Slab Detachment - slab detachment due to subduction termination

Using the finite element package CitcomS.py Version 3.0.1 (Tan et al., 2006) available from the Computational Infrastructure for Geodynamics (CIG) (http://geodynamics.org), the computations are performed within a 3D spherical domain (θ, φ, r), where θ is latitude, φ is longitude and r is radius (Fig. 1). The inner radius corresponds to a depth of 1900 km, the outer radius the surface of the Earth. The span in latitude and longitude is 23° and 28°. This domain is evenly divided into 129 elements in the radial dimension and 150 x 257 elements in areal (i.e., latitude and longitude) dimension, corresponding to a 15 x 17 x 12 km resolution.
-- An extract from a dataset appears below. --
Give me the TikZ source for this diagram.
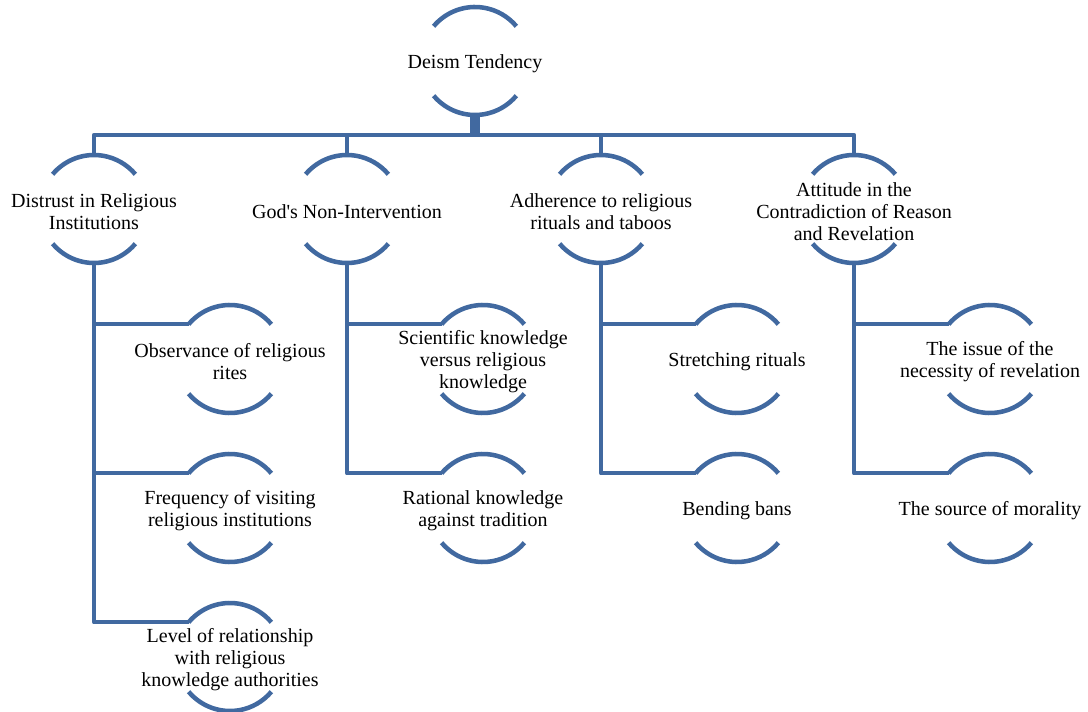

The boundary conditions are as follows. The top boundary has an imposed velocity boundary condition corresponding to the movement of the tectonic plates in the Panonian region since 30 Ma. The small oceanic plate subducts at 1.5 cm/yr, and the overriding plate at the same rate. The top and bottom boundaries are assumed to be isothermal. The bottom is free slip, and the sides are reflecting. The initial thermal structure is described by a multiple age thermal boundary layer (see. Fig. 1) with old lithosphere as a 200 Myr old plate and young lithosphere as 10 Myr old.This background mantle is divided into four layers: lithosphere (variable thickness), upper mantle (variable thickness), transition zone (410 - 670 km) and part of lower mantle (670 - 1300 km). The lithosphere has a variable thickness, ranging from 100 km for young lithosphere to 100 - 200 km for the oldest region. The slab surface is modeled using particle tracers (see purple particles in the figures). Tracers' velocities are calculated by interpolating the eight nodal velocities with bilinear shape functions. Tracers are advected using the mid-point method (2nd order accuracy).